- [What is expected] Make an exact copy of the data below, leaving out every picture.

● ● ● ● ● ● ●

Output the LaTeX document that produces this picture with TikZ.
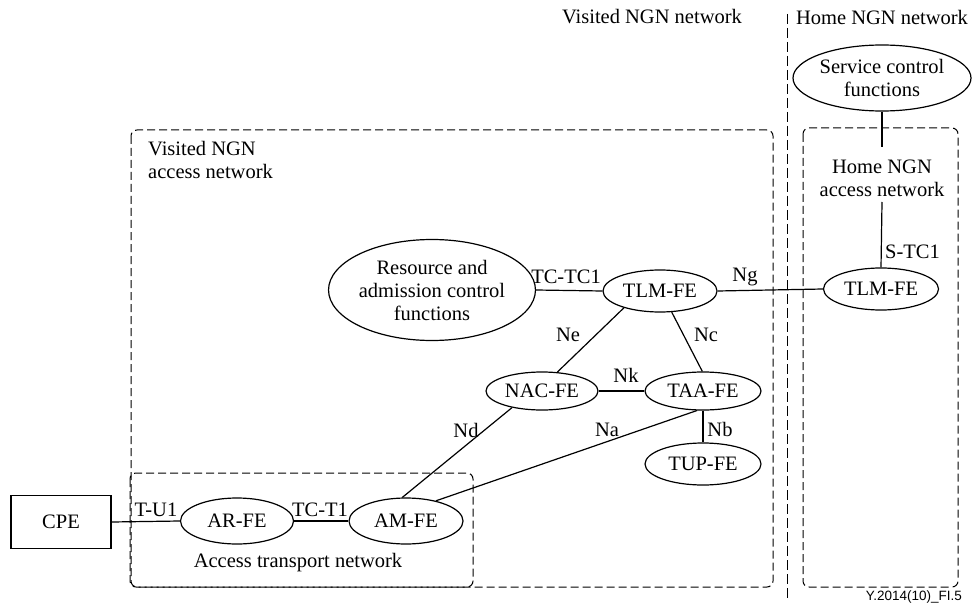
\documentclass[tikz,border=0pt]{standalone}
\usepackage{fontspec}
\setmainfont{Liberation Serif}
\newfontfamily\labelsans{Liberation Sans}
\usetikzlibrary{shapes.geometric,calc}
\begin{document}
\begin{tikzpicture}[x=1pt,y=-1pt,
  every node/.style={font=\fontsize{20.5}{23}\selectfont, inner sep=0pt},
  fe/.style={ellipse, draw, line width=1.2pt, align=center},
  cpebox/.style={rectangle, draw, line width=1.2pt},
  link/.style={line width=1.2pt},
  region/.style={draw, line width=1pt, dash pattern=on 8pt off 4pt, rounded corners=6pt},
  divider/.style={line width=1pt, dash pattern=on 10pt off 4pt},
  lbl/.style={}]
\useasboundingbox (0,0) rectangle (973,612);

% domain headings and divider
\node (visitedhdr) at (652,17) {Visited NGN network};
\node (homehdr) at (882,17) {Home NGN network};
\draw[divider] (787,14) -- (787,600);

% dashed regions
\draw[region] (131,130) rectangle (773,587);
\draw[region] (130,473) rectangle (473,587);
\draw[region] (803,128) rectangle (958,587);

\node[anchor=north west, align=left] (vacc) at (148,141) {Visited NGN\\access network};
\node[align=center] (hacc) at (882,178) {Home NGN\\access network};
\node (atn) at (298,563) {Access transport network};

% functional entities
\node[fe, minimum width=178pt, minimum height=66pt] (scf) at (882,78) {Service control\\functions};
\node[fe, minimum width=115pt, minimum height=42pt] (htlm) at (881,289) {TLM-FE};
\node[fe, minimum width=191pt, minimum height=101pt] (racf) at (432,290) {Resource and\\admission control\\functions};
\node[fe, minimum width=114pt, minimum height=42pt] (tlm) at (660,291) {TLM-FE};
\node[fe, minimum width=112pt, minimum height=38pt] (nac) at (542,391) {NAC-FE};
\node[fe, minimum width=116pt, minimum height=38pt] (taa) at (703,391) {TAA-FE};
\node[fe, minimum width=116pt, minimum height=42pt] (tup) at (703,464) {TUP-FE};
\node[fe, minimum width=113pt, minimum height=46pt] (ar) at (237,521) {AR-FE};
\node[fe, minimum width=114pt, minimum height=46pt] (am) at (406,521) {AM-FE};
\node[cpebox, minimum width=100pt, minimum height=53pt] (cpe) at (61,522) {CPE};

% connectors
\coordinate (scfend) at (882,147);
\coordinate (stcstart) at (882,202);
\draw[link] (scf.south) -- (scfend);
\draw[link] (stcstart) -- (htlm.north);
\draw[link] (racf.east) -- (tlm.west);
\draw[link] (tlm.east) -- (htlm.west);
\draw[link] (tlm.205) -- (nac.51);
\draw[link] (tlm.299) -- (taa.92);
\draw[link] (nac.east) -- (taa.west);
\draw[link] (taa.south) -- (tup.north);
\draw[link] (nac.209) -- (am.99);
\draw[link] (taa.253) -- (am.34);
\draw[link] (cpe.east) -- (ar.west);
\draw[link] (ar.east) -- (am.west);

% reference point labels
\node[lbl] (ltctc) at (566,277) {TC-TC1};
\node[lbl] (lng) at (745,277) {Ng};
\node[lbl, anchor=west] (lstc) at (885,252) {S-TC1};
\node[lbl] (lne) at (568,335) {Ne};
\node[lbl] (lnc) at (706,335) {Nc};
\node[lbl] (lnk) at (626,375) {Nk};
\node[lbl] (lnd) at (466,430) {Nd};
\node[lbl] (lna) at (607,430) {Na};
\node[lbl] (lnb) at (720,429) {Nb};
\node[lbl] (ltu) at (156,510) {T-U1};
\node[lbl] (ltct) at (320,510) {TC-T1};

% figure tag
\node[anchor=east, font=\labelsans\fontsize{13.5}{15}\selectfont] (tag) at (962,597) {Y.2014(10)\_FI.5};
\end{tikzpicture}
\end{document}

● ● ● ● ● ● ●

- [Written answer]
Output the LaTeX document that produces this picture with TikZ.
\documentclass[tikz,border=0pt]{standalone}
\usepackage{fontspec}
\setmainfont{Liberation Serif}
\newfontfamily\labelsans{Liberation Sans}
\usetikzlibrary{shapes.geometric,calc}
\begin{document}
\begin{tikzpicture}[x=1pt,y=-1pt,
  every node/.style={font=\fontsize{20.5}{23}\selectfont, inner sep=0pt},
  fe/.style={ellipse, draw, line width=1.2pt, align=center},
  cpebox/.style={rectangle, draw, line width=1.2pt},
  link/.style={line width=1.2pt},
  region/.style={draw, line width=1pt, dash pattern=on 8pt off 4pt, rounded corners=6pt},
  divider/.style={line width=1pt, dash pattern=on 10pt off 4pt},
  lbl/.style={}]
\useasboundingbox (0,0) rectangle (973,612);

% domain headings and divider
\node (visitedhdr) at (652,17) {Visited NGN network};
\node (homehdr) at (882,17) {Home NGN network};
\draw[divider] (787,14) -- (787,600);

% dashed regions
\draw[region] (131,130) rectangle (773,587);
\draw[region] (130,473) rectangle (473,587);
\draw[region] (803,128) rectangle (958,587);

\node[anchor=north west, align=left] (vacc) at (148,141) {Visited NGN\\access network};
\node[align=center] (hacc) at (882,178) {Home NGN\\access network};
\node (atn) at (298,563) {Access transport network};

% functional entities
\node[fe, minimum width=178pt, minimum height=66pt] (scf) at (882,78) {Service control\\functions};
\node[fe, minimum width=115pt, minimum height=42pt] (htlm) at (881,289) {TLM-FE};
\node[fe, minimum width=191pt, minimum height=101pt] (racf) at (432,290) {Resource and\\admission control\\functions};
\node[fe, minimum width=114pt, minimum height=42pt] (tlm) at (660,291) {TLM-FE};
\node[fe, minimum width=112pt, minimum height=38pt] (nac) at (542,391) {NAC-FE};
\node[fe, minimum width=116pt, minimum height=38pt] (taa) at (703,391) {TAA-FE};
\node[fe, minimum width=116pt, minimum height=42pt] (tup) at (703,464) {TUP-FE};
\node[fe, minimum width=113pt, minimum height=46pt] (ar) at (237,521) {AR-FE};
\node[fe, minimum width=114pt, minimum height=46pt] (am) at (406,521) {AM-FE};
\node[cpebox, minimum width=100pt, minimum height=53pt] (cpe) at (61,522) {CPE};

% connectors
\coordinate (scfend) at (882,147);
\coordinate (stcstart) at (882,202);
\draw[link] (scf.south) -- (scfend);
\draw[link] (stcstart) -- (htlm.north);
\draw[link] (racf.east) -- (tlm.west);
\draw[link] (tlm.east) -- (htlm.west);
\draw[link] (tlm.205) -- (nac.51);
\draw[link] (tlm.299) -- (taa.92);
\draw[link] (nac.east) -- (taa.west);
\draw[link] (taa.south) -- (tup.north);
\draw[link] (nac.209) -- (am.99);
\draw[link] (taa.253) -- (am.34);
\draw[link] (cpe.east) -- (ar.west);
\draw[link] (ar.east) -- (am.west);

% reference point labels
\node[lbl] (ltctc) at (566,277) {TC-TC1};
\node[lbl] (lng) at (745,277) {Ng};
\node[lbl, anchor=west] (lstc) at (885,252) {S-TC1};
\node[lbl] (lne) at (568,335) {Ne};
\node[lbl] (lnc) at (706,335) {Nc};
\node[lbl] (lnk) at (626,375) {Nk};
\node[lbl] (lnd) at (466,430) {Nd};
\node[lbl] (lna) at (607,430) {Na};
\node[lbl] (lnb) at (720,429) {Nb};
\node[lbl] (ltu) at (156,510) {T-U1};
\node[lbl] (ltct) at (320,510) {TC-T1};

% figure tag
\node[anchor=east, font=\labelsans\fontsize{13.5}{15}\selectfont] (tag) at (962,597) {Y.2014(10)\_FI.5};
\end{tikzpicture}
\end{document}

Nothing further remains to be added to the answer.